ARTISTIC DIRECTOR & CEO

Diana Amsterdam

PROFESSIONAL SERVICES

Lawrence Harbison
Larry Collins
Gillien Goll

Our Story

There it was. Just across Broadway from Lincoln Center.

A great big beautiful theater – deserted. One hundred worn velvet seats. A proscenium stage and dusty curtains. And when you shouted Hoo – an echo.

And here we were. In the same building, the West Side YMCA on 63rd Street. Two playwriting teachers at The Writer’s Voice. And our students. Talented students. With amazing new plays they’d been working on, very hard.

Charlie Schulman and I started doing readings in that beautiful deserted theatre. The Little Theater at the West Side Y where the very walls were redolent of greasepaint, drama and that unsung actor’s equity, sweat.

Then came the flood. Actors, directors, casting directors and producers, and many more writers, wanted to be part of us. Our Kickoff Event on Oct. 27th 2005 drew more than two hundred people – by word of mouth alone.

That fall and winter 2005, we staged readings of plays by our playwrights.

November 2005 we staged a full production of The Prophet of Borough Park by student Marshall Tarley.

December 2005, on the night of the worst blizzard of the year, we put up Bits and Pieces, an evening of monologues performed by eight of the city’s most amazing actors.

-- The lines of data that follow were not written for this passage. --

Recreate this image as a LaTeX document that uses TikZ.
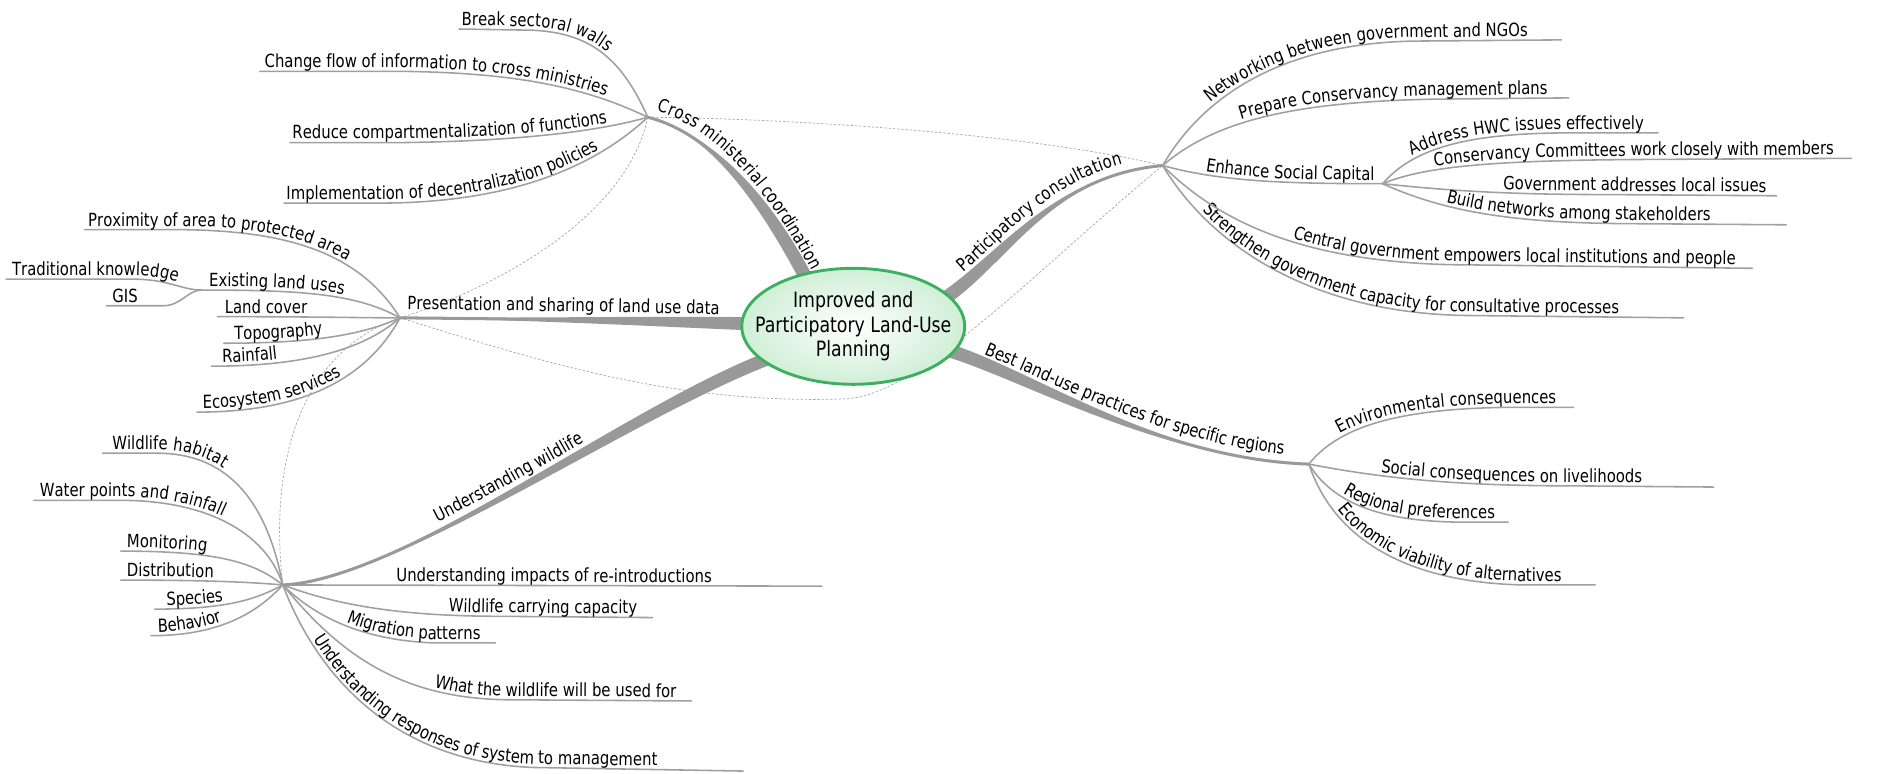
\documentclass[tikz,border=0pt]{standalone}
\usepackage{fontspec}
\setmainfont{DejaVu Sans}[FakeStretch=0.82]
\usetikzlibrary{shapes.geometric,decorations.text}

\definecolor{twiggray}{HTML}{A0A0A0}
\definecolor{limbgray}{HTML}{999999}
\definecolor{dashgray}{HTML}{A8A8A8}
\definecolor{coregreen}{HTML}{3DB060}
\definecolor{corefill}{HTML}{CFEFD6}

\newcommand\lbl{\fontsize{15}{18}\selectfont}

\tikzset{
  twig/.style={draw=twiggray, line width=1.3pt, line cap=round},
  twigtext/.style 2 args={postaction={decorate, decoration={text along path, raise=3pt, text align={left indent=#1}, text={|\lbl|#2}}}},
  limb/.style={fill=limbgray},
  limbline/.style={draw=limbgray, line width=2.5pt},
  limbtext/.style 2 args={postaction={decorate, decoration={text along path, raise=7pt, text align={left indent=#1}, text={|\lbl|#2}}}},
  dashlink/.style={draw=dashgray, line width=0.6pt, dash pattern=on 2pt off 1.5pt},
  coreshape/.style={ellipse, draw=coregreen, line width=2.4pt, inner color=white, outer color=corefill, inner xsep=-16pt, inner ysep=4pt, minimum width=184pt, minimum height=96pt, align=center, font=\fontsize{17.5}{20.5}\selectfont}
}

\begin{document}
\begin{tikzpicture}[x=1pt, y=-1pt]
    \useasboundingbox (0,0) rectangle (1568,640);

    % Hubs
    \coordinate (cross) at (536,97);
    \coordinate (share) at (331,263);
    \coordinate (lands) at (167,240);
    \coordinate (wild) at (234,484);
    \coordinate (consult) at (962,137);
    \coordinate (social) at (1144,152);
    \coordinate (best) at (1083,384);

    % Relations
    \draw[dashlink] (cross) .. controls (650,98) and (850,110) .. (consult);
    \draw[dashlink] (cross) .. controls (520,175) and (420,235) .. (share);
    \draw[dashlink] (share) .. controls (450,300) and (560,335) .. (700,330) .. controls (760,327) and (850,230) .. (consult);
    \draw[dashlink] (share) .. controls (250,290) and (222,380) .. (wild);

    % Cross ministerial coordination
    \draw[twig, twigtext={2pt}{Break sectoral walls}] (380,24) -- (440,25) .. controls (490,27) and (515,50) .. (cross);
    \draw[twig, twigtext={4pt}{Change flow of information to cross ministries}] (215,59) -- (330,59) .. controls (420,60) and (480,70) .. (cross);
    \draw[twig, twigtext={2pt}{Reduce compartmentalization of functions}] (240,118) -- (330,118) .. controls (420,117) and (490,110) .. (cross);
    \draw[twig, twigtext={2pt}{Implementation of decentralization policies}] (235,168) -- (320,168) .. controls (420,167) and (490,140) .. (cross);

    % Presentation and sharing of land use data
    \draw[twig, twigtext={3pt}{Proximity of area to protected area}] (70,190) -- (150,190) .. controls (230,191) and (295,205) .. (share);
    \draw[twig, twigtext={5pt}{Traditional knowledge}] (5,231) -- (110,231) .. controls (140,231) and (150,240) .. (lands);
    \draw[twig, twigtext={5pt}{GIS}] (88,253) -- (135,253) .. controls (150,253) and (155,240) .. (lands);
    \draw[twig, twigtext={6pt}{Existing land uses}] (lands) .. controls (250,240) and (295,243) .. (share);
    \draw[twig, twigtext={6pt}{Land cover}] (180,262) .. controls (260,262) and (300,263) .. (share);
    \draw[twig, twigtext={9pt}{Topography}] (185,284) .. controls (260,284) and (300,277) .. (share);
    \draw[twig, twigtext={9pt}{Rainfall}] (175,303) .. controls (250,303) and (300,290) .. (share);
    \draw[twig, twigtext={5pt}{Ecosystem services}] (163,341) .. controls (240,341) and (300,320) .. (share);

    % Understanding wildlife
    \draw[twig, twigtext={8pt}{Wildlife habitat}] (85,375) -- (130,375) .. controls (185,375) and (220,410) .. (wild);
    \draw[twig, twigtext={5pt}{Water points and rainfall}] (28,414) -- (100,414) .. controls (170,414) and (220,440) .. (wild);
    \draw[twig, twigtext={5pt}{Monitoring}] (100,456) .. controls (180,456) and (210,465) .. (wild);
    \draw[twig, twigtext={5pt}{Distribution}] (100,480) .. controls (180,480) and (210,482) .. (wild);
    \draw[twig, twigtext={10pt}{Species}] (128,504) .. controls (185,504) and (210,497) .. (wild);
    \draw[twig, twigtext={6pt}{Behavior}] (125,526) .. controls (180,526) and (212,508) .. (wild);
    \draw[twig, twigtext={94pt}{Understanding impacts of re-introductions}] (wild) -- (680,485);
    \draw[twig, twigtext={140pt}{Wildlife carrying capacity}] (wild) .. controls (290,505) and (350,510) .. (420,510) -- (540,511);
    \draw[twig, twigtext={62pt}{Migration patterns}] (wild) .. controls (260,510) and (300,530) .. (360,532) -- (410,532);
    \draw[twig, twigtext={155pt}{What the wildlife will be used for}] (wild) .. controls (280,540) and (330,578) .. (420,579) -- (572,580);
    \draw[twig, twigtext={52pt}{Understanding responses of system to management}] (wild) .. controls (265,565) and (330,630) .. (440,635) -- (615,638);

    % Participatory consultation
    \draw[twig, twigtext={65pt}{Networking between government and NGOs}] (consult) .. controls (995,80) and (1060,36) .. (1170,34) -- (1292,33);
    \draw[twig, twigtext={75pt}{Prepare Conservancy management plans}] (consult) .. controls (1005,100) and (1070,84) .. (1190,82) -- (1298,81);
    \draw[twig, twigtext={36pt}{Enhance Social Capital}] (consult) .. controls (1010,150) and (1060,152) .. (social);
    \draw[twig, twigtext={50pt}{Strengthen government capacity for consultative processes}] (consult) .. controls (1000,200) and (1080,258) .. (1210,261) -- (1393,263);
    \draw[twig, twigtext={125pt}{Central government empowers local institutions and people}] (consult) .. controls (1010,185) and (1080,216) .. (1200,219) -- (1450,222);

    % Enhance Social Capital
    \draw[twig, twigtext={33pt}{Address HWC issues effectively}] (social) .. controls (1170,122) and (1215,111) .. (1290,110) -- (1372,110);
    \draw[twig, twigtext={45pt}{Conservancy Committees work closely with members}] (social) .. controls (1180,137) and (1240,133) .. (1350,132) -- (1532,131);
    \draw[twig, twigtext={100pt}{Government addresses local issues}] (social) .. controls (1200,158) and (1250,161) .. (1330,161) -- (1470,162);
    \draw[twig, twigtext={55pt}{Build networks among stakeholders}] (social) .. controls (1195,175) and (1250,184) .. (1340,185) -- (1478,186);

    % Best land-use practices
    \draw[twig, twigtext={35pt}{Environmental consequences}] (best) .. controls (1110,350) and (1165,338) .. (1250,337) -- (1302,337);
    \draw[twig, twigtext={60pt}{Social consequences on livelihoods}] (best) .. controls (1140,395) and (1200,402) .. (1300,402) -- (1418,403);
    \draw[twig, twigtext={38pt}{Regional preferences}] (best) .. controls (1105,420) and (1150,431) .. (1205,432) -- (1248,432);
    \draw[twig, twigtext={45pt}{Economic viability of alternatives}] (best) .. controls (1105,450) and (1170,482) .. (1260,484) -- (1320,484);

    % Main branches
    \fill[limb] (cross) .. controls (580,108) and (629.9,147.4) .. (672.9,229.4) -- (663.1,234.6) .. controls (620.1,152.6) and (580,108) .. (cross) -- cycle;
    \draw[limbline, limbtext={5pt}{Cross ministerial coordination}] (cross) .. controls (580,108) and (625,150) .. (668,232);
    \fill[limb] (783,252.6) .. controls (833,219.6) and (870,145) .. (consult) .. controls (870,145) and (827,210.4) .. (777,243.4) -- cycle;
    \draw[limbline, limbtext={28pt}{Participatory consultation}] (780,248) .. controls (830,215) and (870,145) .. (consult);
    \fill[limb] (share) .. controls (450,263) and (550,261.5) .. (625,262.5) -- (625,273.5) .. controls (550,270.5) and (450,265) .. (share) -- cycle;
    \draw[limbline, limbtext={6pt}{Presentation and sharing of land use data}] (share) .. controls (450,264) and (550,266) .. (625,268);
    \fill[limb] (wild) .. controls (330,480) and (521.9,345.1) .. (641.9,300.1) -- (638.1,289.9) .. controls (518.1,334.9) and (330,480) .. (wild) -- cycle;
    \draw[limbline, limbtext={140pt}{Understanding wildlife}] (wild) .. controls (330,480) and (520,340) .. (640,295);
    \fill[limb] (786.7,284.8) .. controls (851.7,304.8) and (960,380) .. (best) .. controls (960,380) and (848.3,315.2) .. (783.3,295.2) -- cycle;
    \draw[limbline, limbtext={28pt}{Best land-use practices for specific regions}] (785,290) .. controls (850,310) and (960,380) .. (best);

    % Centre
    \node[coreshape] (core) at (706,270) {Improved and\\Participatory Land-Use\\Planning};
\end{tikzpicture}
\end{document}
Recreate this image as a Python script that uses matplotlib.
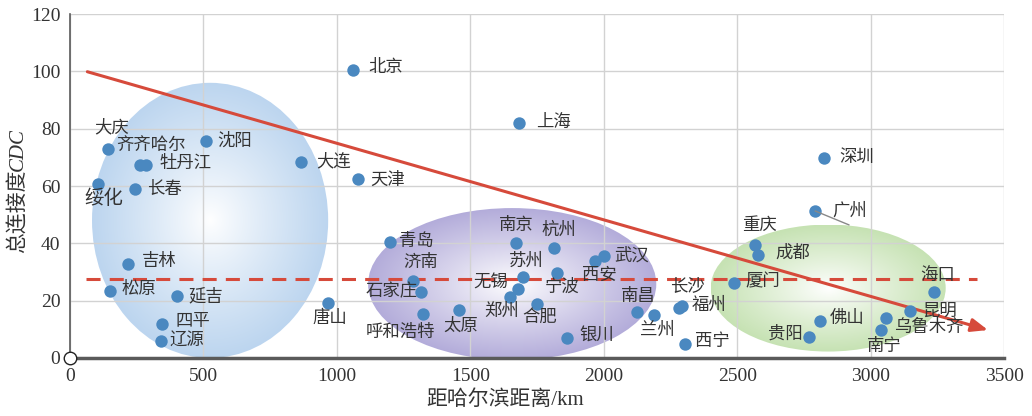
import numpy as np
import matplotlib
matplotlib.use("Agg")
import matplotlib.pyplot as plt
from matplotlib.patches import Ellipse
from matplotlib.colors import to_rgb

plt.rcParams['font.family'] = ['Liberation Serif', 'Noto Sans CJK SC']

cities = ['北京', '上海', '天津', '大连', '沈阳', '大庆', '齐齐哈尔', '牡丹江', '绥化',
          '长春', '吉林', '松原', '延吉', '四平', '辽源', '唐山', '青岛', '济南', '石家庄',
          '呼和浩特', '太原', '南京', '杭州', '苏州', '无锡', '郑州', '宁波', '合肥', '银川',
          '西安', '武汉', '南昌', '兰州', '长沙', '福州', '西宁', '厦门', '重庆', '成都',
          '深圳', '广州', '海口', '昆明', '乌鲁木齐', '南宁', '佛山', '贵阳']
distance = [1060, 1684, 1078, 867, 510, 141, 262, 283, 104,
            244, 219, 150, 400, 344, 341, 968, 1199, 1287, 1316,
            1322, 1458, 1670, 1815, 1696, 1680, 1647, 1825, 1750, 1862,
            1968, 2000, 2124, 2188, 2283, 2292, 2303, 2489, 2568, 2580,
            2824, 2792, 3236, 3148, 3058, 3039, 2809, 2768]
cdc = [100.5, 82.1, 62.3, 68.2, 75.6, 73.0, 67.3, 67.3, 60.8,
       58.9, 32.8, 23.2, 21.7, 11.9, 6.0, 19.1, 40.3, 26.9, 23.0,
       15.4, 16.8, 40.0, 38.2, 28.4, 24.0, 21.4, 29.8, 19.0, 7.1,
       33.7, 35.6, 15.9, 15.0, 17.6, 18.2, 4.8, 26.2, 39.4, 36.0,
       69.9, 51.3, 22.9, 16.4, 13.8, 9.8, 13.0, 7.2]

# label placement (pixels from the point, label centred there)
label_offset = {
    '北京': (33, 2), '上海': (34, 0), '天津': (30, -1), '大连': (32, 0), '沈阳': (29, 0),
    '大庆': (4, 21), '齐齐哈尔': (11, 19), '牡丹江': (40, 1), '绥化': (6, -15),
    '长春': (29, -1), '吉林': (31, 2), '松原': (29, 1), '延吉': (29, -1), '四平': (31, 2),
    '辽源': (26, -1), '唐山': (1, -16), '青岛': (26, 0), '济南': (7, 18), '石家庄': (-30, 0),
    '呼和浩特': (-22, -19), '太原': (2, -17), '南京': (1, 17), '杭州': (4, 18), '苏州': (4, 15),
    '无锡': (-28, 6), '郑州': (-8, -15), '宁波': (5, -15), '合肥': (3, -14), '银川': (30, 1),
    '西安': (4, -15), '武汉': (28, 0), '南昌': (1, 15), '兰州': (3, -16), '长沙': (8, 20),
    '福州': (27, 0), '西宁': (28, 2), '厦门': (29, 1), '重庆': (4, 19), '成都': (34, 1),
    '深圳': (33, 0), '广州': (35, 0), '海口': (4, 15), '昆明': (29, -1), '乌鲁木齐': (43, -9),
    '南宁': (3, -17), '佛山': (28, 2), '贵阳': (-23, 3),
}

# regional groups: centre, width, height (data units) and rim colour
groups_center = [(525, 48), (1657, 25.8), (2841, 24.4)]
groups_size = [(885, 96), (1080, 53), (881, 44.3)]
groups_color = ['#bcd5ef', '#b3acda', '#c6e2b3']

mean_cdc = 27.5
trend_intercept = 101.6
trend_slope = -0.0267
trend_x = [65, 3440]

red = '#d64a3b'
blue = '#4a88c0'
txt = '#333333'

fig = plt.figure(figsize=(10.32, 4.16), dpi=100)
ax = fig.add_axes([70 / 1032, 1 - 358 / 416, 934 / 1032, 344 / 416])


def gradient_ellipse(ax, center, size, edge):
    cx, cy = center
    w, h = size
    g = np.linspace(-1, 1, 400)
    X, Y = np.meshgrid(g, g)
    r = np.clip(np.hypot(X, Y), 0, 1) ** 0.9
    c0 = np.array([1.0, 1.0, 1.0])
    c1 = np.array(to_rgb(edge))
    img = c0 + (c1 - c0) * r[..., None]
    im = ax.imshow(img, extent=(cx - w / 2, cx + w / 2, cy - h / 2, cy + h / 2),
                   origin='lower', aspect='auto', zorder=0, interpolation='bilinear')
    e = Ellipse((cx, cy), w, h, facecolor='none', edgecolor='none')
    ax.add_patch(e)
    im.set_clip_path(e)


for c, s, col in zip(groups_center, groups_size, groups_color):
    gradient_ellipse(ax, c, s, col)

ax.set_xlim(0, 3500)
ax.set_ylim(0, 120)
ax.set_xticks(np.arange(0, 3501, 500))
ax.set_yticks(np.arange(0, 121, 20))
ax.set_axisbelow(True)
ax.grid(True, color='#d2d2d2', lw=1)
for side in ['top', 'right']:
    ax.spines[side].set_visible(False)
ax.spines['left'].set_color('#5a5a5a')
ax.spines['left'].set_linewidth(1.2)
ax.spines['bottom'].set_color('#5a5a5a')
ax.spines['bottom'].set_linewidth(2.5)
ax.tick_params(length=0, labelsize=14, labelcolor=txt, pad=7)

# mean line and fitted trend
ax.plot([60, 3400], [mean_cdc, mean_cdc], color=red, lw=2.2, dashes=(4.6, 3), zorder=2)
ty = [trend_intercept + trend_slope * x for x in trend_x]
ax.annotate('', xy=(trend_x[1], ty[1]), xytext=(trend_x[0], ty[0]),
            arrowprops=dict(arrowstyle='-|>,head_length=1.0,head_width=0.4',
                            color=red, lw=2.2, shrinkA=0, shrinkB=0), zorder=2)

ax.scatter(distance, cdc, s=80, color=blue, linewidths=0, zorder=3)

for name, x, y in zip(cities, distance, cdc):
    dx, dy = label_offset[name]
    ax.annotate(name, (x, y), xytext=(dx, dy), textcoords='offset pixels',
                ha='center', va='center', color=txt,
                fontsize=14 if name == '绥化' else 12.5, zorder=4)

gz = cities.index('广州')
ax.annotate('', (distance[gz], cdc[gz]), xytext=(34, -14), textcoords='offset pixels',
            arrowprops=dict(arrowstyle='-', color='#888888', lw=1, shrinkA=0, shrinkB=0))

ax.plot(0, 0, 'o', mfc='white', mec='#222222', ms=9, mew=1, clip_on=False, zorder=5)

fig.text(505 / 1032, 1 - 400 / 416, '距哈尔滨距离/km', ha='center', va='center',
         fontsize=15, color=txt)
# y label: Chinese part plus italic CDC
fig.text(18 / 1032, 1 - 211 / 416, '总连接度', ha='center', va='center',
         rotation=90, fontsize=15, color=txt, family='Noto Sans CJK SC')
fig.text(18 / 1032, 1 - 150 / 416, 'CDC', ha='center', va='center',
         rotation=90, fontsize=15, color=txt, family='Liberation Serif', style='italic')

fig.savefig('out.png', dpi=100)
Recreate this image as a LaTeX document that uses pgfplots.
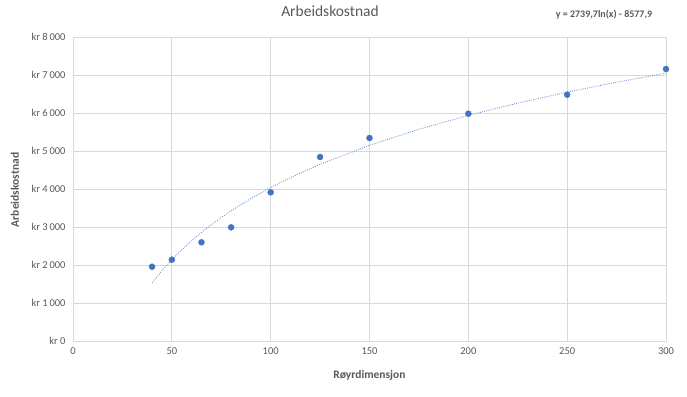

The Little Theater was standing room only.

April 2006 we staged a concert performance of Charlie Schulman and Michael Robert’s new musical The Fartiste which went on to win Best Musical at the Fringe Festival 2006.

April, May and June 2006 we presented Beyond the Page – an 8-play reading series and awards ceremony, featuring plays by our community of playwrights including Anthony Roman, Paolo Tartamella, Richard MacDonald, Norman Rhodes, Stephanie Keys, Jo Ann Rosen, Larkin Maguire, Lea Fridman and Marshall Tarley.

We had become a community. We’d galvanized support from members of the Y and theater professionals. We were becoming a hub of new theatre and a home to actors, writers and directors. As an active arts organization, we were bringing people to the Y in droves. Plus, we were the only school in the city offering professional opportunities to its students as part of the curriculum.

But by the end of the summer 2006, we had been ushered out of the YMCA.

Our tiny office was converted to a supply closet. And the Little Theater itself was undergoing renovation to become what the new director of the Y wanted it to be – a commercial space that would answer to her #1 interest. Capital.

Three years in exile, and we have finally found a home. It is a new office just a little bigger than a supply closet. But we are free – no longer dependent on the whims of a corporate parent. In these years in exile, we have continued to build our community, develop plays and nurture playwrights, and present sold-out readings to the public.

We are the new Drama Center. Your creative center. Welcome.